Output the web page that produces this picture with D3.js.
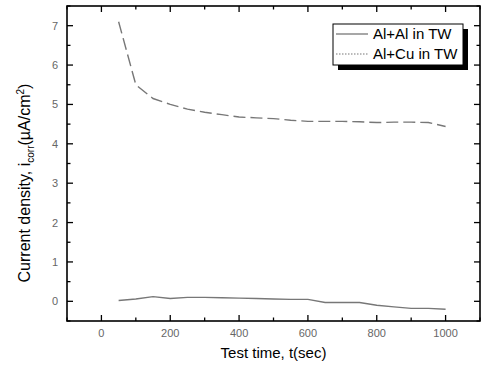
<!DOCTYPE html>
<html>
<head>
<meta charset="utf-8">
<script src="https://cdn.jsdelivr.net/npm/d3@7"></script>
<style>
  body { margin: 0; background: #fff; }
  svg { display: block; font-family: "Liberation Sans", Arial, sans-serif; }
</style>
</head>
<body>
<svg class="chartsvg"></svg>
<script>
// test time (sec)
const times = [50, 100, 150, 200, 250, 300, 350, 400, 450, 500, 550, 600, 650, 700, 750, 800, 850, 900, 950, 1000];
// Al+Al in TW
const alAl = [0.02, 0.06, 0.12, 0.07, 0.10, 0.10, 0.09, 0.08, 0.07, 0.06, 0.05, 0.05, -0.03, -0.03, -0.03, -0.10, -0.14, -0.18, -0.18, -0.20];
// Al+Cu in TW
const alCu = [7.10, 5.50, 5.15, 5.00, 4.88, 4.80, 4.74, 4.68, 4.66, 4.64, 4.60, 4.57, 4.57, 4.57, 4.56, 4.54, 4.55, 4.55, 4.54, 4.44];
const seriesNames = ['Al+Al in TW', 'Al+Cu in TW'];
const xTicks = [0, 200, 400, 600, 800, 1000];
const yTicks = [0, 1, 2, 3, 4, 5, 6, 7];

const dims = { width: 483, height: 366 };
const margin = { top: 6, right: 3, bottom: 45, left: 67 };
const w = dims.width - margin.left - margin.right;
const h = dims.height - margin.top - margin.bottom;

const svg = d3.select('.chartsvg')
  .attr('width', dims.width)
  .attr('height', dims.height);

const graph = svg.append('g')
  .attr('transform', `translate(${margin.left}, ${margin.top})`);

const x = d3.scaleLinear().domain([-100, 1100]).range([0, w]);
const y = d3.scaleLinear().domain([-0.5, 7.5]).range([h, 0]);

// ticks, all pointing inward, on all four sides
const xMinor = d3.range(-100, 1101, 100).filter(v => v % 200 !== 0);
const yMinor = d3.range(-0.5, 7.6, 1);

const tickG = graph.append('g').attr('stroke', '#000').attr('stroke-width', 1.3);
xTicks.forEach(v => {
  tickG.append('line').attr('x1', x(v)).attr('x2', x(v)).attr('y1', h).attr('y2', h - 6);
  tickG.append('line').attr('x1', x(v)).attr('x2', x(v)).attr('y1', 0).attr('y2', 6);
});
xMinor.forEach(v => {
  tickG.append('line').attr('x1', x(v)).attr('x2', x(v)).attr('y1', h).attr('y2', h - 3.5);
  tickG.append('line').attr('x1', x(v)).attr('x2', x(v)).attr('y1', 0).attr('y2', 3.5);
});
yTicks.forEach(v => {
  tickG.append('line').attr('y1', y(v)).attr('y2', y(v)).attr('x1', 0).attr('x2', 6);
  tickG.append('line').attr('y1', y(v)).attr('y2', y(v)).attr('x1', w).attr('x2', w - 6);
});
yMinor.forEach(v => {
  tickG.append('line').attr('y1', y(v)).attr('y2', y(v)).attr('x1', 0).attr('x2', 3.5);
  tickG.append('line').attr('y1', y(v)).attr('y2', y(v)).attr('x1', w).attr('x2', w - 3.5);
});

// tick labels
graph.append('g').selectAll('text')
  .data(xTicks)
  .enter()
  .append('text')
  .attr('x', d => x(d))
  .attr('y', h + 16)
  .attr('text-anchor', 'middle')
  .attr('fill', '#666')
  .style('font-size', '11px')
  .text(d => d);

graph.append('g').selectAll('text')
  .data(yTicks)
  .enter()
  .append('text')
  .attr('x', -9)
  .attr('y', d => y(d) + 4)
  .attr('text-anchor', 'end')
  .attr('fill', '#666')
  .style('font-size', '11px')
  .text(d => d);

// lines
const line = d3.line()
  .x((d, i) => x(times[i]))
  .y(d => y(d));

graph.append('path')
  .attr('d', line(alAl))
  .attr('fill', 'none')
  .attr('stroke', '#777')
  .attr('stroke-width', 1.4);

graph.append('path')
  .attr('d', line(alCu))
  .attr('fill', 'none')
  .attr('stroke', '#777')
  .attr('stroke-width', 1.4)
  .attr('stroke-dasharray', '12,5');

// frame
graph.append('rect')
  .attr('width', w)
  .attr('height', h)
  .attr('fill', 'none')
  .attr('stroke', '#000')
  .attr('stroke-width', 1.6);

// legend
const legendGroup = svg.append('g')
  .attr('transform', 'translate(333, 24)');
legendGroup.append('rect')
  .attr('x', 5).attr('y', 5)
  .attr('width', 130).attr('height', 41)
  .attr('fill', '#000');
legendGroup.append('rect')
  .attr('width', 130).attr('height', 41)
  .attr('fill', '#fff')
  .attr('stroke', '#000')
  .attr('stroke-width', 1);

seriesNames.forEach((name, i) => {
  const ly = 10 + i * 20;
  legendGroup.append('line')
    .attr('x1', 3).attr('x2', 35)
    .attr('y1', ly).attr('y2', ly)
    .attr('stroke', '#777')
    .attr('stroke-width', i === 0 ? 1.3 : 1.2)
    .attr('stroke-dasharray', i === 0 ? null : '1.5,1.5');
  legendGroup.append('text')
    .attr('x', 40)
    .attr('y', ly + 5)
    .attr('fill', '#000')
    .style('font-size', '15px')
    .text(name);
});

// axis titles
svg.append('text')
  .attr('x', margin.left + x(500))
  .attr('y', 358)
  .attr('text-anchor', 'middle')
  .style('font-size', '15px')
  .text('Test time, t(sec)');

const yt = svg.append('text')
  .attr('transform', 'translate(30, 183) rotate(-90)')
  .attr('text-anchor', 'middle')
  .style('font-size', '16px');
yt.append('tspan').text('Current density, i');
yt.append('tspan').attr('dy', 4).style('font-size', '10px').text('corr');
yt.append('tspan').attr('dy', -4).text('(\u00b5A/cm');
yt.append('tspan').attr('dy', -6).style('font-size', '10px').text('2');
yt.append('tspan').attr('dy', 6).text(')');
</script>
</body>
</html>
--
■ Your objective
Print, exactly as written, the lines above from the first one to the one containing "const yTicks = [0, 1, 2, 3, 4, 5, 6, 7];". Leave out pictures.

■ Response below
Output the web page that produces this picture with D3.js.
<!DOCTYPE html>
<html>
<head>
<meta charset="utf-8">
<script src="https://cdn.jsdelivr.net/npm/d3@7"></script>
<style>
  body { margin: 0; background: #fff; }
  svg { display: block; font-family: "Liberation Sans", Arial, sans-serif; }
</style>
</head>
<body>
<svg class="chartsvg"></svg>
<script>
// test time (sec)
const times = [50, 100, 150, 200, 250, 300, 350, 400, 450, 500, 550, 600, 650, 700, 750, 800, 850, 900, 950, 1000];
// Al+Al in TW
const alAl = [0.02, 0.06, 0.12, 0.07, 0.10, 0.10, 0.09, 0.08, 0.07, 0.06, 0.05, 0.05, -0.03, -0.03, -0.03, -0.10, -0.14, -0.18, -0.18, -0.20];
// Al+Cu in TW
const alCu = [7.10, 5.50, 5.15, 5.00, 4.88, 4.80, 4.74, 4.68, 4.66, 4.64, 4.60, 4.57, 4.57, 4.57, 4.56, 4.54, 4.55, 4.55, 4.54, 4.44];
const seriesNames = ['Al+Al in TW', 'Al+Cu in TW'];
const xTicks = [0, 200, 400, 600, 800, 1000];
const yTicks = [0, 1, 2, 3, 4, 5, 6, 7];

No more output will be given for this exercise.